Aim
Transcribe the listing that follows in full, omitting pictures.

Material
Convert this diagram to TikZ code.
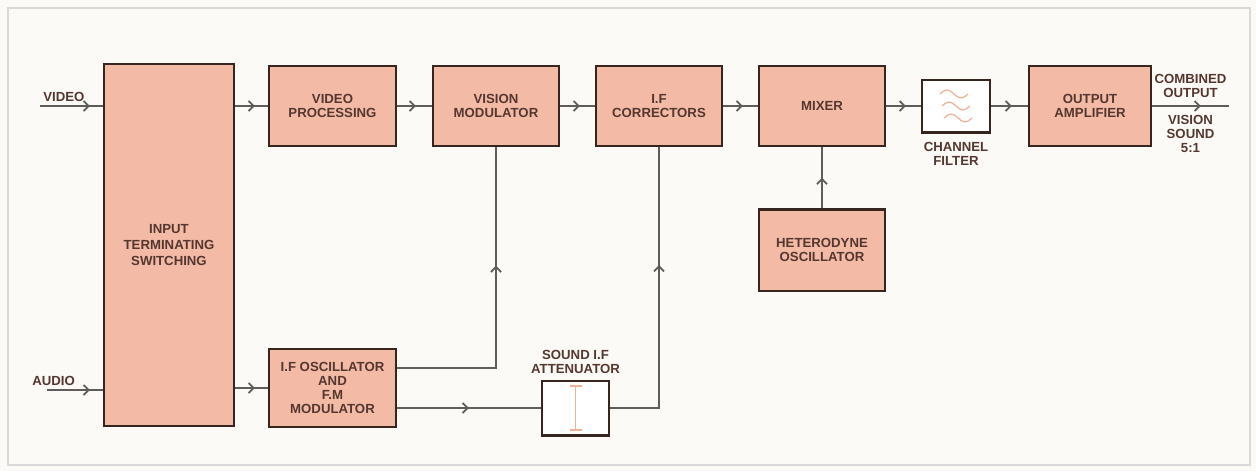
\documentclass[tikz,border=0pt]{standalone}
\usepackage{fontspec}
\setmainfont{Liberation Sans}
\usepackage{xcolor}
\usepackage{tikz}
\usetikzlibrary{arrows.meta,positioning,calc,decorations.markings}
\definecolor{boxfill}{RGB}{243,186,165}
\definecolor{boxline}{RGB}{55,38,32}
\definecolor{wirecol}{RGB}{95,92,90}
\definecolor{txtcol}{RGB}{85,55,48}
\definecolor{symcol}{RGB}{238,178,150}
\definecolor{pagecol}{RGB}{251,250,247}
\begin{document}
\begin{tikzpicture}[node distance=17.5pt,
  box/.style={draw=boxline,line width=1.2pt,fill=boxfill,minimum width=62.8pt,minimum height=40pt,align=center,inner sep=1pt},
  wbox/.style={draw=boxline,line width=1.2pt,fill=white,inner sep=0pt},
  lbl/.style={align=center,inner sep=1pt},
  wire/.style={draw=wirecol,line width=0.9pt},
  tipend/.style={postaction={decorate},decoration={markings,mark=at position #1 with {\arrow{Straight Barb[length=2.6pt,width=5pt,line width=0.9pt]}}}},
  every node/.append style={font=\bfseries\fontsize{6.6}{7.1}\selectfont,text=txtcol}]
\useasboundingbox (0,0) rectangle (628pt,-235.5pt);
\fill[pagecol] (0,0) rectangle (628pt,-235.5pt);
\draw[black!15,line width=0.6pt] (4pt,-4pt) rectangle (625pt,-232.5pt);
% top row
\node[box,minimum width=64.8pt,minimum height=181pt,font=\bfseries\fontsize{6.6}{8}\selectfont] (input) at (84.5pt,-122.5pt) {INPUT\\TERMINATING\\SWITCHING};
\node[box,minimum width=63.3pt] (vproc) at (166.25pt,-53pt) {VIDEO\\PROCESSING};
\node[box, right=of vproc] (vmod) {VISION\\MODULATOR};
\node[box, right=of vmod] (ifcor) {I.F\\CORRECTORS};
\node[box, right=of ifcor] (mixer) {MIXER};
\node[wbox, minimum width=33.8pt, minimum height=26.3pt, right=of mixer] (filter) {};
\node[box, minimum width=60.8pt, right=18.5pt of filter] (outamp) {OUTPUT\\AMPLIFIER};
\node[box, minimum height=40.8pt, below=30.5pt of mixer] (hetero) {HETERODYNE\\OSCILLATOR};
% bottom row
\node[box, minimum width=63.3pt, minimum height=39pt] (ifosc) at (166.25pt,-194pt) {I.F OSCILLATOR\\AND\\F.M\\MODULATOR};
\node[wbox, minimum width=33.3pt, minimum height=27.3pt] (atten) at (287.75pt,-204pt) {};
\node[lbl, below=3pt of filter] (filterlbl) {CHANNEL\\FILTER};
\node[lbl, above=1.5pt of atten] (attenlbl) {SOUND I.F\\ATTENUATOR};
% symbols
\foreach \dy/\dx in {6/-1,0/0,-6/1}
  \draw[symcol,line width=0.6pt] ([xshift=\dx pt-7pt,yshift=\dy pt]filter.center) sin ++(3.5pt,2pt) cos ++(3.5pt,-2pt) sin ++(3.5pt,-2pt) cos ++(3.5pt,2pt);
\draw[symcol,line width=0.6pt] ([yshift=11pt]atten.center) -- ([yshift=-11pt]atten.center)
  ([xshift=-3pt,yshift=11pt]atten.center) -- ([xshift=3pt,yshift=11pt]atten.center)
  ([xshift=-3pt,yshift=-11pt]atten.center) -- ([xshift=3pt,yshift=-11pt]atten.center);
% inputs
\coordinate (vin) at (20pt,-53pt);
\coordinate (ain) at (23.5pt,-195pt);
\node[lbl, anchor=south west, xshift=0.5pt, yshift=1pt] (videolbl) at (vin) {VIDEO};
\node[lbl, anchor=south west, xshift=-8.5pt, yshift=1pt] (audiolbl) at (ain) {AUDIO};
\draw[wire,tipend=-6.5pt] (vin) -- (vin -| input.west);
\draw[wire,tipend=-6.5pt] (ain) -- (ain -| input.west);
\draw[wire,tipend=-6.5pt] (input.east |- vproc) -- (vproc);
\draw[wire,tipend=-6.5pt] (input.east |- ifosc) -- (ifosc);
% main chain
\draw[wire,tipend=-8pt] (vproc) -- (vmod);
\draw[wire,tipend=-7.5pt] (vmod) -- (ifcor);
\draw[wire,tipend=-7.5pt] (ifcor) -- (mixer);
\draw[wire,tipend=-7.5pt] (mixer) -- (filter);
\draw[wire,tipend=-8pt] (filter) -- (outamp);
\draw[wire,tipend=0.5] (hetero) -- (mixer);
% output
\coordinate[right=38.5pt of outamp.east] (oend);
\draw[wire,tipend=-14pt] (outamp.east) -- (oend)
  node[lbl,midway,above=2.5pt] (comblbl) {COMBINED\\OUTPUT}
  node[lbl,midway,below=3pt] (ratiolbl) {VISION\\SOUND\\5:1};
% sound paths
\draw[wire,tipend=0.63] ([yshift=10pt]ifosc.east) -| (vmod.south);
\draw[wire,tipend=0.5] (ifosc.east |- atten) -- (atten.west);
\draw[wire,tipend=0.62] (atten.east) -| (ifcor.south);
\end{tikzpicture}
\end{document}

Complete response
Convert this diagram to TikZ code.
\documentclass[tikz,border=0pt]{standalone}
\usepackage{fontspec}
\setmainfont{Liberation Sans}
\usepackage{xcolor}
\usepackage{tikz}
\usetikzlibrary{arrows.meta,positioning,calc,decorations.markings}
\definecolor{boxfill}{RGB}{243,186,165}
\definecolor{boxline}{RGB}{55,38,32}
\definecolor{wirecol}{RGB}{95,92,90}
\definecolor{txtcol}{RGB}{85,55,48}
\definecolor{symcol}{RGB}{238,178,150}
\definecolor{pagecol}{RGB}{251,250,247}
\begin{document}
\begin{tikzpicture}[node distance=17.5pt,
  box/.style={draw=boxline,line width=1.2pt,fill=boxfill,minimum width=62.8pt,minimum height=40pt,align=center,inner sep=1pt},
  wbox/.style={draw=boxline,line width=1.2pt,fill=white,inner sep=0pt},
  lbl/.style={align=center,inner sep=1pt},
  wire/.style={draw=wirecol,line width=0.9pt},
  tipend/.style={postaction={decorate},decoration={markings,mark=at position #1 with {\arrow{Straight Barb[length=2.6pt,width=5pt,line width=0.9pt]}}}},
  every node/.append style={font=\bfseries\fontsize{6.6}{7.1}\selectfont,text=txtcol}]
\useasboundingbox (0,0) rectangle (628pt,-235.5pt);
\fill[pagecol] (0,0) rectangle (628pt,-235.5pt);
\draw[black!15,line width=0.6pt] (4pt,-4pt) rectangle (625pt,-232.5pt);
% top row
\node[box,minimum width=64.8pt,minimum height=181pt,font=\bfseries\fontsize{6.6}{8}\selectfont] (input) at (84.5pt,-122.5pt) {INPUT\\TERMINATING\\SWITCHING};
\node[box,minimum width=63.3pt] (vproc) at (166.25pt,-53pt) {VIDEO\\PROCESSING};
\node[box, right=of vproc] (vmod) {VISION\\MODULATOR};
\node[box, right=of vmod] (ifcor) {I.F\\CORRECTORS};
\node[box, right=of ifcor] (mixer) {MIXER};
\node[wbox, minimum width=33.8pt, minimum height=26.3pt, right=of mixer] (filter) {};
\node[box, minimum width=60.8pt, right=18.5pt of filter] (outamp) {OUTPUT\\AMPLIFIER};
\node[box, minimum height=40.8pt, below=30.5pt of mixer] (hetero) {HETERODYNE\\OSCILLATOR};
% bottom row
\node[box, minimum width=63.3pt, minimum height=39pt] (ifosc) at (166.25pt,-194pt) {I.F OSCILLATOR\\AND\\F.M\\MODULATOR};
\node[wbox, minimum width=33.3pt, minimum height=27.3pt] (atten) at (287.75pt,-204pt) {};
\node[lbl, below=3pt of filter] (filterlbl) {CHANNEL\\FILTER};
\node[lbl, above=1.5pt of atten] (attenlbl) {SOUND I.F\\ATTENUATOR};
% symbols
\foreach \dy/\dx in {6/-1,0/0,-6/1}
  \draw[symcol,line width=0.6pt] ([xshift=\dx pt-7pt,yshift=\dy pt]filter.center) sin ++(3.5pt,2pt) cos ++(3.5pt,-2pt) sin ++(3.5pt,-2pt) cos ++(3.5pt,2pt);
\draw[symcol,line width=0.6pt] ([yshift=11pt]atten.center) -- ([yshift=-11pt]atten.center)
  ([xshift=-3pt,yshift=11pt]atten.center) -- ([xshift=3pt,yshift=11pt]atten.center)
  ([xshift=-3pt,yshift=-11pt]atten.center) -- ([xshift=3pt,yshift=-11pt]atten.center);
% inputs
\coordinate (vin) at (20pt,-53pt);
\coordinate (ain) at (23.5pt,-195pt);
\node[lbl, anchor=south west, xshift=0.5pt, yshift=1pt] (videolbl) at (vin) {VIDEO};
\node[lbl, anchor=south west, xshift=-8.5pt, yshift=1pt] (audiolbl) at (ain) {AUDIO};
\draw[wire,tipend=-6.5pt] (vin) -- (vin -| input.west);
\draw[wire,tipend=-6.5pt] (ain) -- (ain -| input.west);
\draw[wire,tipend=-6.5pt] (input.east |- vproc) -- (vproc);
\draw[wire,tipend=-6.5pt] (input.east |- ifosc) -- (ifosc);
% main chain
\draw[wire,tipend=-8pt] (vproc) -- (vmod);
\draw[wire,tipend=-7.5pt] (vmod) -- (ifcor);
\draw[wire,tipend=-7.5pt] (ifcor) -- (mixer);
\draw[wire,tipend=-7.5pt] (mixer) -- (filter);
\draw[wire,tipend=-8pt] (filter) -- (outamp);
\draw[wire,tipend=0.5] (hetero) -- (mixer);
% output
\coordinate[right=38.5pt of outamp.east] (oend);
\draw[wire,tipend=-14pt] (outamp.east) -- (oend)
  node[lbl,midway,above=2.5pt] (comblbl) {COMBINED\\OUTPUT}
  node[lbl,midway,below=3pt] (ratiolbl) {VISION\\SOUND\\5:1};
% sound paths
\draw[wire,tipend=0.63] ([yshift=10pt]ifosc.east) -| (vmod.south);
\draw[wire,tipend=0.5] (ifosc.east |- atten) -- (atten.west);
\draw[wire,tipend=0.62] (atten.east) -| (ifcor.south);
\end{tikzpicture}
\end{document}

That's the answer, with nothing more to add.